Over many generations, one obvious solution is for co-operators to evolve the ability to spot potential free riders in advance and refuse to enter into reciprocal arrangements with them. Then, the canonical free rider response is to evolve a more convincing disguise, fooling co-operators into co-operating after all. This can lead to an evolutionary arms races, with ever-more-sophisticated disguises and ever-more-sophisticated detectors. This may be how some societies have evolved, but it seems a far cry from a genuine altruistic conscience.
In this evolutionary arms race, how best might an agent convince his comrades that he really is a genuine co-operator, not a free rider in disguise? One answe is by actually making himself a genuine co-operator, by erecting psychological barriers to breaking his own promises, and by advertising this fact to everyone else. In other words, a good solution is for organisms to evolve things that everyone knows will force them to be co-operators - and to make it obvious that they've evolved these things. And we ought to expect evolution to find good solutions. So evolution will produce organisms who are sincerely moral and who wear their hearts on their sleeves; in short, evolution will give rise to the phenomenon of conscience.

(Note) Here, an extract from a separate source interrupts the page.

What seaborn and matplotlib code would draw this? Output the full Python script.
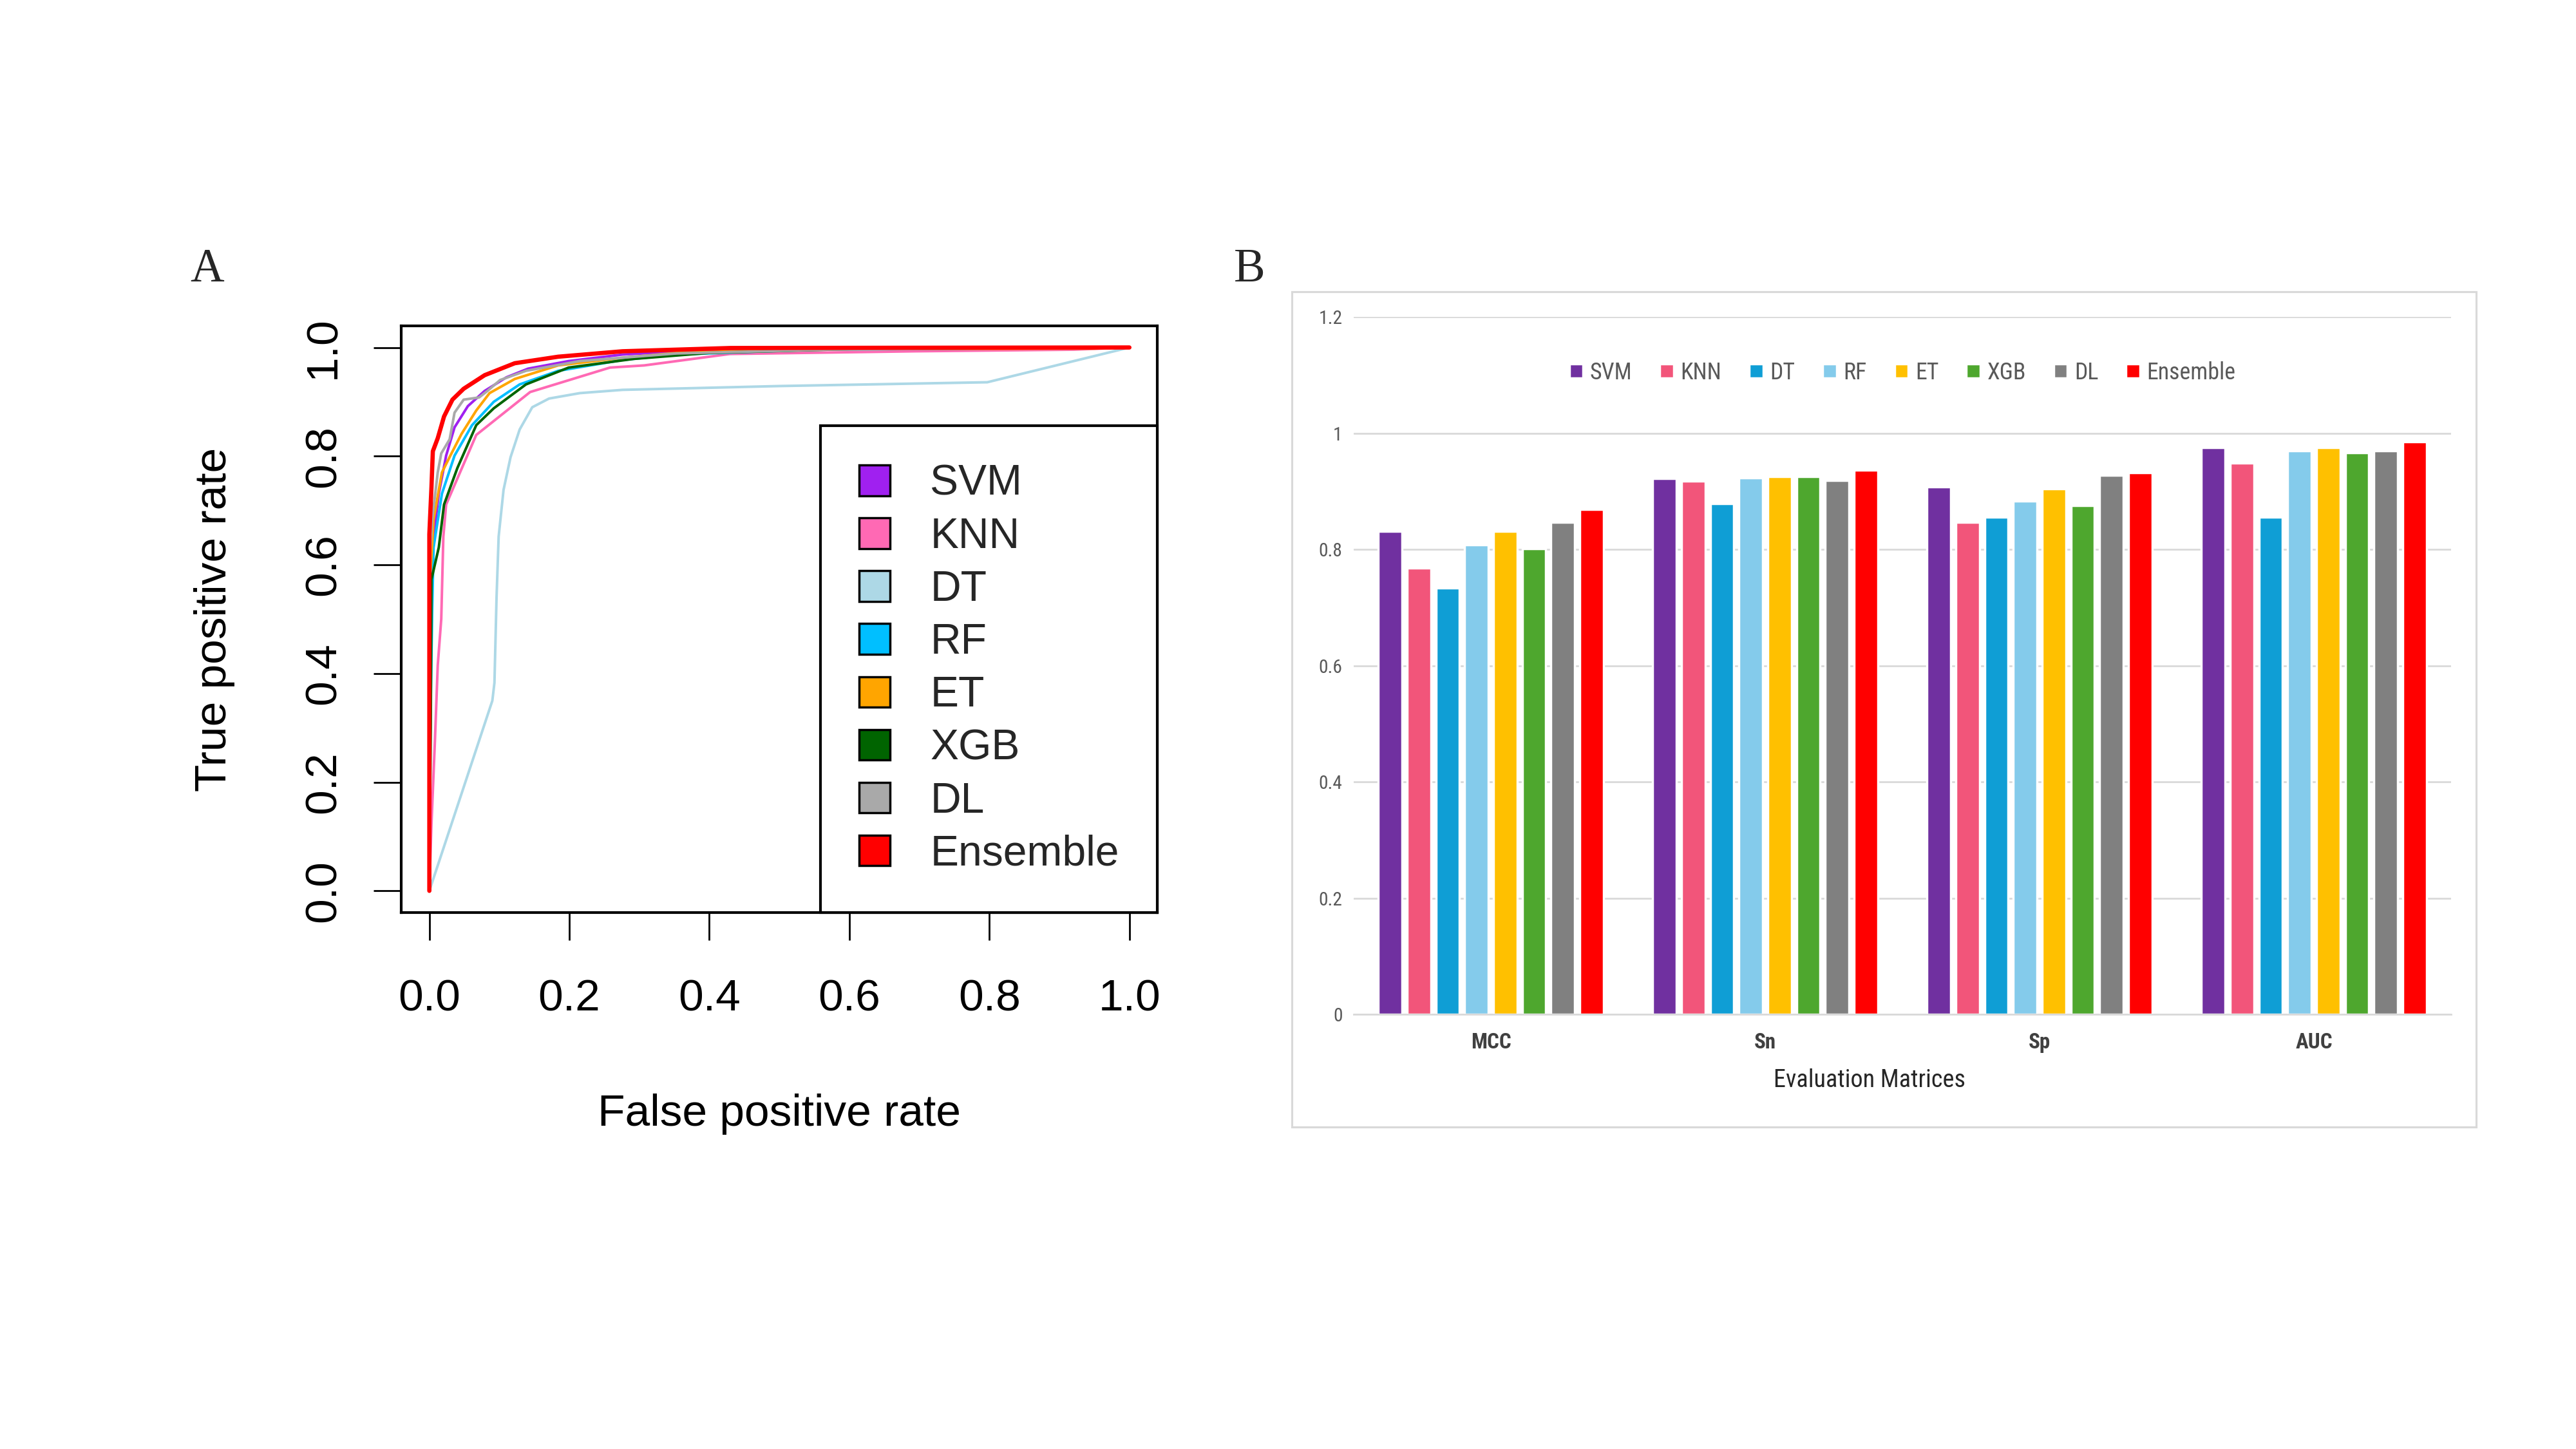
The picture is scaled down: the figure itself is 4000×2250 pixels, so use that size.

This theory, combined with ideas of kin selection and the one-to-one sharing of benefits, seems to cover all the angles. It explains how a blind and fundamentally selfish process can come up with the genuinely non-cynical form of altruism that we witness in our consciences.
If all this is true, and altruism (read: morality) has just evolved as an optimum solution to a game-theoretic problem, what then for ethics? Is right and wrong just an illusion fobbed off on us by our genes so they can survive and reproduce in a society of self-interested agents? This is a meta-ethical question that straddles the boundary between biology and philosophy.